Black raspberries alter genes, slow cancer
A mix of chemicals found in black raspberries may more effectively prevent cancer development than single agents aimed at shutting down single genes, a new study shows.
Led by Dr. Gary D. Stoner, a chemoprevention researcher at Ohio State University's Comprehensive Cancer Center, researchers examined the effect of freeze-dried black raspberries on genes altered by a chemical carcinogen in an animal model of esophageal cancer.
"We have clearly shown that berries, which contain a variety of anticancer compounds, have a genome-wide effect on the expression of genes involved in cancer development," Stoner said in a prepared statement. "This suggests to us that a mixture of preventative agents, which berries provide, may more effectively prevent cancer than a single agent that targets only one or a few genes."
In the study, Stoner and his colleagues fed rats either a normal diet or a diet containing 5 percent black-raspberry powder. During the third week, half the animals in each diet group were injected three times with a chemical carcinogen, N-nitrosomethylbenzylamine. The animals continued consuming the diets during the week of carcinogen treatment.
After the third week, the researchers examined the animals' esophageal tissue, thereby capturing gene changes that occur early during the exposure. Their analyses included measuring the activity, or expression levels of 41,000 genes. In the carcinogen-treated animals, 2,261 of these genes showed changes in activity levels of greater than 50 percent.
Among the rats given freeze-dried black raspberry powder as part of their diet during the exposure, however, 460 of those genes were restored to normal activity. The findings appear in the Aug. 1, 2008 journal Cancer Research.
Stoner said that most of these "normalized" genes are associated with cell proliferation and death, cell attachment and movement, the growth of new blood vessels and other processes that contribute to cancer development. The tissue also appeared more normal and healthy.
The study also helped identify 53 genes that may play a fundamental role in early cancer development and may therefore be important targets for therapeutic agents. Of the 462 genes restored to normal by the berries, 53 of them were also returned to normal by a second chemoprevention agent tested during a companion study.

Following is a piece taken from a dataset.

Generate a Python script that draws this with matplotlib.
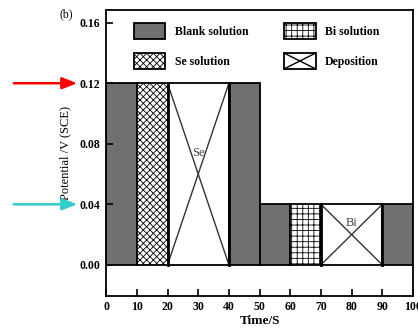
import matplotlib
matplotlib.use("Agg")
import matplotlib.pyplot as plt
import matplotlib.transforms as mtransforms
from matplotlib.patches import Rectangle, Patch
from matplotlib.lines import Line2D
from matplotlib.legend_handler import HandlerBase

# Potential steps over time (start, end, potential, kind)
seg_start = [0, 10, 20, 40, 50, 60, 70, 90]
seg_end = [10, 20, 40, 50, 60, 70, 90, 100]
seg_potential = [0.12, 0.12, 0.12, 0.12, 0.04, 0.04, 0.04, 0.04]
seg_kind = ["blank", "se", "dep", "blank", "blank", "bi", "dep", "blank"]
dep_labels = ["Se", "Bi"]

x_ticks = [0, 10, 20, 30, 40, 50, 60, 70, 80, 90, 100]
y_ticks = [0.00, 0.04, 0.08, 0.12, 0.16]

GREY = "#707070"
plt.rcParams["font.family"] = ["Liberation Serif", "DejaVu Serif"]
plt.rcParams["hatch.linewidth"] = 0.6
plt.rcParams["hatch.color"] = "#333333"

styles = {
    "blank": dict(facecolor=GREY, hatch=None),
    "se": dict(facecolor="white", hatch="xxxxx"),
    "bi": dict(facecolor="white", hatch="+++"),
    "dep": dict(facecolor="white", hatch=None),
}

fig = plt.figure(figsize=(4.18, 3.28), dpi=100)
ax = fig.add_axes([0.254, 0.098, 0.734, 0.872])

dep_i = 0
for x0, x1, v, k in zip(seg_start, seg_end, seg_potential, seg_kind):
    st = styles[k]
    ax.bar(x0, v, width=x1 - x0, align="edge", facecolor=st["facecolor"],
           hatch=st["hatch"], edgecolor="black", linewidth=1.3)
    if k == "dep":
        # cross marks the deposition step
        ax.plot([x0, x1], [v, 0], color="#333333", lw=1.0)
        ax.plot([x0, x1], [0, v], color="#333333", lw=1.0)
        ax.plot([x0, x0], [0, v], color="black", lw=2.0)
        ax.plot([x1, x1], [0, v], color="black", lw=2.0)
        ty = 0.074 if dep_i == 0 else 0.0275
        ax.text((x0 + x1) / 2, ty, dep_labels[dep_i], ha="center", va="center",
                fontsize=9, color="#444444")
        dep_i += 1

ax.set_xlim(0, 100)
ax.set_ylim(-0.0205, 0.1685)
ax.set_xticks(x_ticks)
ax.set_yticks(y_ticks)
ax.set_xticklabels([str(t) for t in x_ticks], fontsize=8.5, fontweight="bold")
ax.set_yticklabels([f"{t:.2f}" for t in y_ticks], fontsize=8.5, fontweight="bold")
ax.tick_params(direction="in", length=5, width=1.2, pad=4)
for s in ax.spines.values():
    s.set_linewidth(1.3)
ax.set_xlabel("Time/S", fontsize=9.5, fontweight="bold", labelpad=1)
ax.set_ylabel("Potential /V (SCE)", fontsize=9)
ax.yaxis.set_label_coords(-0.115, 0.5)
ax.text(-0.13, 0.985, "(b)", transform=ax.transAxes, fontsize=8.5,
        ha="center", va="center")


class HandlerCross(HandlerBase):
    def create_artists(self, legend, orig_handle, xdescent, ydescent,
                       width, height, fontsize, trans):
        x0, y0 = -xdescent, -ydescent
        r = Rectangle((x0, y0), width, height, facecolor="white",
                      edgecolor="black", lw=1.3, transform=trans)
        l1 = Line2D([x0, x0 + width], [y0, y0 + height], color="black", lw=1.0, transform=trans)
        l2 = Line2D([x0, x0 + width], [y0 + height, y0], color="black", lw=1.0, transform=trans)
        return [r, l1, l2]


h_blank = Patch(facecolor=GREY, edgecolor="black", lw=1.3)
h_se = Patch(facecolor="white", edgecolor="black", hatch="xxxxx", lw=1.3)
h_bi = Patch(facecolor="white", edgecolor="black", hatch="+++", lw=1.3)
h_dep = Line2D([], [])
ax.legend([h_blank, h_se, h_bi, h_dep],
          ["Blank solution", "Se solution", "Bi solution", "Deposition"],
          handler_map={h_dep: HandlerCross()}, ncols=2, frameon=False,
          loc="upper left", bbox_to_anchor=(0.07, 0.975), borderpad=0,
          handlelength=2.7, handleheight=1.7, handletextpad=0.8,
          columnspacing=3.0, labelspacing=1.2,
          prop=dict(size=8.5, weight="bold"))

# arrows marking the two potential levels
trans = mtransforms.blended_transform_factory(ax.transAxes, ax.transData)
for level, col in [(0.12, "red"), (0.04, "#33cccc")]:
    ax.annotate("", xy=(-0.085, level), xytext=(-0.31, level),
                xycoords=trans, textcoords=trans, annotation_clip=False,
                arrowprops=dict(arrowstyle="-|>,head_length=0.9,head_width=0.35",
                                color=col, lw=1.8))

fig.savefig("out.png", dpi=100)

"Because both berries and the second agent maintain near-normal levels of expression of these 53 genes, we believe their early deregulation may be especially important in the development of esophageal cancer," Stoner says.
Black raspberries have vitamins, minerals, phenols and phytosterols, many of which individually are known to prevent cancer in animals, according to Stoner.
"What's emerging from studies in cancer chemoprevention is that using single compounds alone is not enough," Stoner says. "And berries are not enough. We never get 100 percent tumor inhibition with berries. So we need to think about another food that we can add to them that will boost the chemopreventive activities of berries alone."